Mar 01 2018 | By Jesse Adams | Photo credit: Timothy Lee Photographers

They were 250 miles above Earth, recalled International Space Station (ISS) commander Peggy Whitson, when two of her crewmates sounded the alarm. Out on a spacewalk to install new solar arrays, the pair discovered a two-and-a-half-foot tear in the station’s new photovoltaic sheeting. Knowing the rip could easily expand and destroy a key power source, Whitson proceeded to get creative.

Peggy Whitson, the first woman to command the International Space Station, has spent more days in space than any other American astronaut
Peggy Whitson, the first woman to command the International Space Station, has spent more days in space than any other American astronaut.

“We didn’t have a Home Depot we could go to,” the NASA astronaut quipped, recalling the 2007 incident February 22 at this year’s first Extreme Engineering talk.

Scrounging for materials and consulting with mission control, Whitson and colleagues fashioned contraptions they called “cufflinks” out of spare wire and tape.

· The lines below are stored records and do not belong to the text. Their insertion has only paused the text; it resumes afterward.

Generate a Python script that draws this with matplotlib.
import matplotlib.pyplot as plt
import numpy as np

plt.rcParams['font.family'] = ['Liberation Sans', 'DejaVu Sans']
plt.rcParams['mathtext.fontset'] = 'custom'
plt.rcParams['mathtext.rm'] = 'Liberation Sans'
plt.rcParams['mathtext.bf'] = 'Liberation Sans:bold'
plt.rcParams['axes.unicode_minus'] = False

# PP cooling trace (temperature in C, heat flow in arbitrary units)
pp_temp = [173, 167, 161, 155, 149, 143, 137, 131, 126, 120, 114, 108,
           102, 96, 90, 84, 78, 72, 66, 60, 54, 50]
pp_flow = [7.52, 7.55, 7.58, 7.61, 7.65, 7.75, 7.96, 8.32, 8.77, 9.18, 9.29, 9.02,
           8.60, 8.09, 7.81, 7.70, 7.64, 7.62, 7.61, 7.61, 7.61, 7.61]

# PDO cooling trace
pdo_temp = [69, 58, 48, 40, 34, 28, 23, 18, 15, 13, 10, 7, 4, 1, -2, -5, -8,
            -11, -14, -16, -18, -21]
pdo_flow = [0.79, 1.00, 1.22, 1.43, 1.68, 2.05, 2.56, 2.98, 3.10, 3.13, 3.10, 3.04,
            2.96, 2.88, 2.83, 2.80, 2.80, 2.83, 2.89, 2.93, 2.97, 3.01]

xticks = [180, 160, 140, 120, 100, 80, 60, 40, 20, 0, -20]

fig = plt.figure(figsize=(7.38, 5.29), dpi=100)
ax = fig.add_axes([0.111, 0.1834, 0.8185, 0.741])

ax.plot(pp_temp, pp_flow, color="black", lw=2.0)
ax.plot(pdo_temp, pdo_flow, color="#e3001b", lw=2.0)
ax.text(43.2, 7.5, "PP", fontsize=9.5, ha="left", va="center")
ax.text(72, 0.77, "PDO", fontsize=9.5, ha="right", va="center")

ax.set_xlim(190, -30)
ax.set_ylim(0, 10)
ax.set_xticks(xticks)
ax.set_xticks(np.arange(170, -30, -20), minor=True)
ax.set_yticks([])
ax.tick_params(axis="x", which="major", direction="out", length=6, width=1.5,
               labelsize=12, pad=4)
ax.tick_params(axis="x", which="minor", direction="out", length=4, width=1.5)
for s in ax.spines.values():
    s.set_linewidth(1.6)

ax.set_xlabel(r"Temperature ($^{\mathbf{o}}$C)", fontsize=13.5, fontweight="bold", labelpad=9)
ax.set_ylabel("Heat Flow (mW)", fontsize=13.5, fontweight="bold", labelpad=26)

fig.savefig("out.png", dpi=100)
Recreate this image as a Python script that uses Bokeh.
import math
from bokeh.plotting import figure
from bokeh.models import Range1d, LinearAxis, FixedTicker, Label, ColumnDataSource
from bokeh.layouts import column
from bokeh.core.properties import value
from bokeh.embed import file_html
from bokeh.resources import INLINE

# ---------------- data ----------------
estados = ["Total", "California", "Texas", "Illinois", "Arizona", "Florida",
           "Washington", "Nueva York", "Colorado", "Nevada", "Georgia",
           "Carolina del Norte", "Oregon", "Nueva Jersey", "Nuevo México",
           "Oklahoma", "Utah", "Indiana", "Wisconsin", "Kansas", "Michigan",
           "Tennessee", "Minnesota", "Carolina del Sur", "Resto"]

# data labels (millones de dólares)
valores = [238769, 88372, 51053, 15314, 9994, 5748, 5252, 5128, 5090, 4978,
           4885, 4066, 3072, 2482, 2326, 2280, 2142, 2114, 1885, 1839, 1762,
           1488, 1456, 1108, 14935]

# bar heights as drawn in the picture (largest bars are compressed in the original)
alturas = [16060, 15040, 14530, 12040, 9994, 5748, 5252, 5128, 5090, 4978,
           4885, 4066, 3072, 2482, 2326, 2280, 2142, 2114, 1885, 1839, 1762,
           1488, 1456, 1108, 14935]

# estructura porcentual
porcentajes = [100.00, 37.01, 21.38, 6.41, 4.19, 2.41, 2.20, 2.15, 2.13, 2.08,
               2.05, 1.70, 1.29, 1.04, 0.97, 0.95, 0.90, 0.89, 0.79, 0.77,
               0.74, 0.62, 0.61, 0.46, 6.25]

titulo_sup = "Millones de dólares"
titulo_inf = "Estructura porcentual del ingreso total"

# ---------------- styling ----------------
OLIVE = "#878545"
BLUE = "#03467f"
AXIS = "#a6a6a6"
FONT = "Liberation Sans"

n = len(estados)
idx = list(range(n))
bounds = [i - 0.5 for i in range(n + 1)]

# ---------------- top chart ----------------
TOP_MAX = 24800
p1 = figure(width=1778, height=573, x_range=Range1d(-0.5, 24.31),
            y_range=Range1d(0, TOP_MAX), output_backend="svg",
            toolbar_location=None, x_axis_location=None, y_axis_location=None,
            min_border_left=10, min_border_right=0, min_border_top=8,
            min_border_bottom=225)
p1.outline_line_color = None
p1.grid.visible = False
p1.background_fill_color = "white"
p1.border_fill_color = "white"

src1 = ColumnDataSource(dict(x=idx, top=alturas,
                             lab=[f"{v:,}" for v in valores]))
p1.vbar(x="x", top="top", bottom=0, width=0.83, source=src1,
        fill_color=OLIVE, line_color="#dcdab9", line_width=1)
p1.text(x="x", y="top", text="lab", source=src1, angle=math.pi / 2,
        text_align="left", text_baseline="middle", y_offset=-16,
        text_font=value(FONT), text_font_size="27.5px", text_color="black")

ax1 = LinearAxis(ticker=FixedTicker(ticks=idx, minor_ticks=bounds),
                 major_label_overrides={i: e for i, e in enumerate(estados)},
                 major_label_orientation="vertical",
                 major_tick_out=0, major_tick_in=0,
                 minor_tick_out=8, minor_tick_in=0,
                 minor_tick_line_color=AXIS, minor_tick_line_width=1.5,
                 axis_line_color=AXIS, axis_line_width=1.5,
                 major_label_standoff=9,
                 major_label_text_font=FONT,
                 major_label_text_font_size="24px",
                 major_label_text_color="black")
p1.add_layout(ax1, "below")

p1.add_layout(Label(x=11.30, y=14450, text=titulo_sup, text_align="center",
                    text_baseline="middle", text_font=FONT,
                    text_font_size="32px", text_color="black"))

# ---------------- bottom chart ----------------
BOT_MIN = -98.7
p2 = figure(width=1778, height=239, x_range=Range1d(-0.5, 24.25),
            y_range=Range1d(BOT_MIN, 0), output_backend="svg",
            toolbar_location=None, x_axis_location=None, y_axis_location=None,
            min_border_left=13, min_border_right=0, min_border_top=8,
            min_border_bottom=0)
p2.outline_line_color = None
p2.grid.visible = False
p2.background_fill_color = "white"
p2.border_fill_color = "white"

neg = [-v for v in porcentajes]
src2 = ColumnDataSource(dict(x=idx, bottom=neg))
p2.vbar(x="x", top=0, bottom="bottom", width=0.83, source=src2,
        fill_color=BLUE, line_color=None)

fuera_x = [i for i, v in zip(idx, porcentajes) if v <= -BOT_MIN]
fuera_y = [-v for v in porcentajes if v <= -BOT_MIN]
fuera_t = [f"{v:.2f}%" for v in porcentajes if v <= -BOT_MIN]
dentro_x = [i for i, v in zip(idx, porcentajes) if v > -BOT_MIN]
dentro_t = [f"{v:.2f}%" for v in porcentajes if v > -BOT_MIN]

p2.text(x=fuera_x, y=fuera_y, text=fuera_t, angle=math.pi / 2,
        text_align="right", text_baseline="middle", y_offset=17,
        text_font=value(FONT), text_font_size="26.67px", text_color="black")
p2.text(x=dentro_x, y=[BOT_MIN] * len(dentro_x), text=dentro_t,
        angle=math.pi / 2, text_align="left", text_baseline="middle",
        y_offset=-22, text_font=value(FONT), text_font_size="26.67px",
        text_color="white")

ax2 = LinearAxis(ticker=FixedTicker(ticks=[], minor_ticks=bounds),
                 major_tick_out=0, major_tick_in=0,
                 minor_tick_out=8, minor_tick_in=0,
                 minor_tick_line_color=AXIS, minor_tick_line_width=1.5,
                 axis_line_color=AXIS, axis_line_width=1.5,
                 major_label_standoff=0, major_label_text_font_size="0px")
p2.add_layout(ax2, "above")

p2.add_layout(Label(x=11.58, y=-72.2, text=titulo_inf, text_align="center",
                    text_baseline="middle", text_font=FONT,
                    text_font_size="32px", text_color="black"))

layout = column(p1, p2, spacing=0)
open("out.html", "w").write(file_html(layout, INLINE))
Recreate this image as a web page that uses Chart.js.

Ultimately, one astronaut embarked on a daring and unprecedented mission, knitting the sheeting back together over seven painstaking hours while dangling from a 50-foot boom connected to a robotic arm. Over a decade later, the array is still in operation.

It was just another day on the job for Whitson—a historic 665 of which she has spent in space, more than any other American astronaut or woman of any nationality, over the course of three long-duration space flights since 2002. She is the first woman to command the ISS, doing so on two separate expeditions, and the first woman to perform 10 spacewalks, totaling more than 60 hours. Last September, she returned to Earth after spending a record-breaking 289 consecutive days in space, the most in NASA history. She still misses the view.

“You never get tired of looking at our planet,” said Whitson, who is featured on the cover of the latest National Geographic. “It’s awe-inspiring every time.”

Whitson, who belonged to the same astronaut class as Professor Mike Massimino, began her career at NASA in space medicine and biology, which proved ideal experience for the wide range of scientific research she has conducted and overseen while in orbit. In microgravity, she explained, every wall of the station’s interior can be a lab, while the exterior is also covered in active experiments.

But prolonged periods living in microgravity has profound effects on the human body as well. The callouses on the bottom of feet begin to disappear, she described, replaced by new ones on top of the feet where astronauts snag anchors to help stay in place, and vision eventually begins to deteriorate or distort. Returning to Earth is always a rude shock.

“Gravity sucks,” she said.

Whitson was introduced by her NASA classmate Mike Massimino, Professor of Professional Practice in Mechanical Engineering and a veteran of two space shuttle flights to the Hubble Space Telescope, and presented a commemorative t-shirt by members of the Columbia Space Initiative. The following day, she joined Dean Mary C. Boyce and members of Columbia’s Society of Women Engineers for a special lunch.